Swami Dayanand was also involved in the fight for women's education, he urged women to get marry after the age of 20 and he was against child marriage and the division of society on the basis of the caste system. He thought that India would be more unified if there were one common language, Hindi. Swami Dayanand presented his speeches only in Hindi even in his home state of Gujarat where the mother tongue is Gujarati. He chose to write all his books in Hindi also.

Swami Dayanand was a true patriot and loved his motherland, India, very much. He rejected many offers to go abroad and was a strong believer in educating and teaching the Vedas to his fellow countrymen. He believed "Once the lamp of wisdom is lighted here, its light is bound to spread towards the west too."
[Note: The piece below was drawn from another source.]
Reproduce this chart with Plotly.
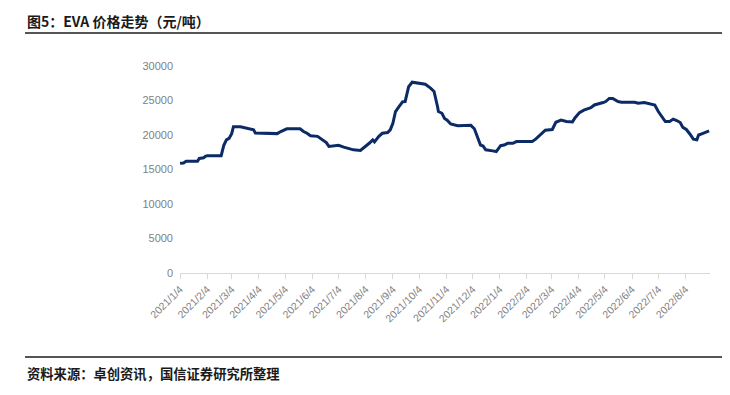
import plotly.graph_objects as go

dates = [
    "2021-01-04", "2021-01-08", "2021-01-11", "2021-01-24", "2021-01-26", "2021-01-31",
    "2021-02-02", "2021-02-04", "2021-02-20", "2021-02-23", "2021-02-26", "2021-03-01",
    "2021-03-04", "2021-03-06", "2021-03-14", "2021-03-20", "2021-03-25", "2021-03-29",
    "2021-03-31", "2021-04-21", "2021-04-25", "2021-04-29", "2021-05-03", "2021-05-06",
    "2021-05-21", "2021-05-25", "2021-05-29", "2021-06-02", "2021-06-10", "2021-06-14",
    "2021-06-20", "2021-06-23", "2021-06-29", "2021-07-04", "2021-07-10", "2021-07-16",
    "2021-07-21", "2021-07-29", "2021-08-04", "2021-08-08", "2021-08-12", "2021-08-14",
    "2021-08-19", "2021-08-23", "2021-08-29", "2021-09-01", "2021-09-04", "2021-09-07",
    "2021-09-11", "2021-09-15", "2021-09-18", "2021-09-22", "2021-09-26", "2021-10-02",
    "2021-10-05", "2021-10-11", "2021-10-17", "2021-10-21", "2021-10-25", "2021-10-26",
    "2021-10-30", "2021-11-02", "2021-11-05", "2021-11-09", "2021-11-17", "2021-12-02",
    "2021-12-06", "2021-12-09", "2021-12-13", "2021-12-16", "2021-12-19", "2021-12-27",
    "2021-12-31", "2022-01-05", "2022-01-09", "2022-01-13", "2022-01-19", "2022-01-23",
    "2022-02-10", "2022-02-14", "2022-02-19", "2022-02-25", "2022-03-05", "2022-03-09",
    "2022-03-15", "2022-03-21", "2022-03-28", "2022-03-31", "2022-04-05", "2022-04-10",
    "2022-04-18", "2022-04-22", "2022-05-02", "2022-05-05", "2022-05-09", "2022-05-13",
    "2022-05-19", "2022-05-23", "2022-06-07", "2022-06-11", "2022-06-18", "2022-06-26",
    "2022-06-30", "2022-07-04", "2022-07-08", "2022-07-12", "2022-07-17", "2022-07-21",
    "2022-07-25", "2022-07-29", "2022-08-01", "2022-08-05", "2022-08-09", "2022-08-13",
    "2022-08-17", "2022-08-19", "2022-08-24", "2022-08-28", "2022-08-31",
]
prices = [
    15900, 15950, 16200, 16200, 16600, 16700,
    16900, 17000, 17000, 18500, 19300, 19500,
    20200, 21200, 21200, 21050, 20900, 20750,
    20300, 20300, 20200, 20500, 20750, 20900,
    20900, 20500, 20250, 19900, 19800, 19400,
    18900, 18350, 18450, 18500, 18250, 18050,
    17850, 17750, 18300, 18800, 19300, 19000,
    19800, 20250, 20350, 20750, 21700, 23400,
    24100, 24800, 24850, 27000, 27650, 27550,
    27450, 27350, 26800, 26300, 24100, 23400,
    23150, 22400, 22150, 21600, 21350, 21400,
    20900, 19750, 18550, 18400, 17850, 17700,
    17600, 18450, 18550, 18800, 18800, 19050,
    19050, 19400, 20000, 20700, 20800, 21850,
    22150, 21950, 21900, 22500, 23250, 23600,
    23950, 24350, 24700, 24850, 25300, 25300,
    24850, 24750, 24750, 24600, 24700, 24500,
    24350, 23400, 22650, 21950, 21950, 22300,
    22100, 21800, 21100, 20800, 20150, 19400,
    19300, 20000, 20250, 20400, 20600,
]

tick_vals = [
    "2021-01-04", "2021-02-04", "2021-03-04", "2021-04-04", "2021-05-04", "2021-06-04",
    "2021-07-04", "2021-08-04", "2021-09-04", "2021-10-04", "2021-11-04", "2021-12-04",
    "2022-01-04", "2022-02-04", "2022-03-04", "2022-04-04", "2022-05-04", "2022-06-04",
    "2022-07-04", "2022-08-04",
]
tick_text = [
    "2021/1/4", "2021/2/4", "2021/3/4", "2021/4/4", "2021/5/4", "2021/6/4",
    "2021/7/4", "2021/8/4", "2021/9/4", "2021/10/4", "2021/11/4", "2021/12/4",
    "2022/1/4", "2022/2/4", "2022/3/4", "2022/4/4", "2022/5/4", "2022/6/4",
    "2022/7/4", "2022/8/4",
]
y_ticks = [0, 5000, 10000, 15000, 20000, 25000, 30000]
y_tick_text = ["0", "5000", "10000", "15000", "20000", "25000", "30000"]

title_text = "图5：EVA 价格走势（元/吨）"
source_text = "资料来源：卓创资讯，国信证券研究所整理"

fig = go.Figure()
fig.add_trace(go.Scatter(
    x=dates, y=prices, mode="lines",
    line=dict(color="#0b2a66", width=3),
    hoverinfo="skip", showlegend=False,
))

# The page body has an 8px margin; lay out in a 722x387 figure shifted by 8px.
OFF = 8
W, H = 730 - OFF, 395 - OFF
L, R, T, B = 180 - OFF, 20, 66 - OFF, 122
pw, ph = W - L - R, H - T - B

def px(x):
    return (x - OFF - L) / pw

def py(y):
    return (H - B - (y - OFF)) / ph

fig.update_layout(
    width=W, height=H,
    margin=dict(l=L, r=R, t=T, b=B, pad=0, autoexpand=False),
    paper_bgcolor="white", plot_bgcolor="white",
    font=dict(family="Liberation Sans, Arial, sans-serif", color="#595959", size=11),
    showlegend=False,
)
fig.update_xaxes(
    type="date", automargin=False,
    range=["2021-01-04", "2022-09-01"],
    tickmode="array", tickvals=tick_vals, ticktext=tick_text,
    tickangle=-45, tickfont=dict(size=10.5, color="#7f7f7f"),
    showgrid=False, zeroline=False,
    showline=True, linecolor="#d9d9d9", linewidth=1,
    ticks="outside", ticklen=5, tickcolor="#d9d9d9",
)
fig.update_yaxes(
    range=[0, 30000], tickmode="array", tickvals=y_ticks, ticktext=y_tick_text,
    automargin=False,
    tickfont=dict(size=11, color="#7f7f7f"),
    showgrid=False, zeroline=False, showline=False, ticks="",
    ticklabelstandoff=6,
)

# title and rules
fig.add_annotation(
    x=px(25), y=py(21), xref="paper", yref="paper",
    xanchor="left", yanchor="middle", showarrow=False,
    text="<b>" + title_text + "</b>",
    font=dict(family="Noto Sans CJK SC", size=14, color="#1a1a1a"),
)
fig.add_shape(type="line", xref="paper", yref="paper",
              x0=px(25), x1=px(730), y0=py(33), y1=py(33),
              line=dict(color="#555555", width=2))
fig.add_shape(type="line", xref="paper", yref="paper",
              x0=px(25), x1=px(730), y0=py(357), y1=py(357),
              line=dict(color="#555555", width=2))
fig.add_annotation(
    x=px(25), y=py(373), xref="paper", yref="paper",
    xanchor="left", yanchor="middle", showarrow=False,
    text="<b>" + source_text + "</b>",
    font=dict(family="Noto Sans CJK SC", size=13.3, color="#1a1a1a"),
)

fig.write_html("out.html")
After he studied the Vedas thoroughly, Swami Dayanand realized that there is only one God. And the Vedas are the only truth. In 1875, Swami Dayanand founded "Arya Samaj" and it was based on two principles: the influence of the Vedas conditioned by rationalism and utilitarianism. In India and all over the world millions of people were influenced by the teachings of Arya Samaj.

Amoung his many contributions to India and Arya Samaj, Swami Dayanand wrote a very important book called the 'Satyartha Prakash' (The Light of truth). This book is based solely on the Vedas. It contains fourteen chapters which teaches the true meaning of the Vedas.

On September 20, 1883, Swami Dayanand was poisoned by one of his cooks. Swami Dayanand seeked help from many doctors but no one could help him. A few days later the cook admitted to the crime and asked for pardon and Swami Dayanand being a man to such righteousness forgave the cook.

On October 30, 1883, Diwali Day, Swami Dayanand said the Gayatri mantra and it was said that 'OM' was the last word that came from his lips before he died.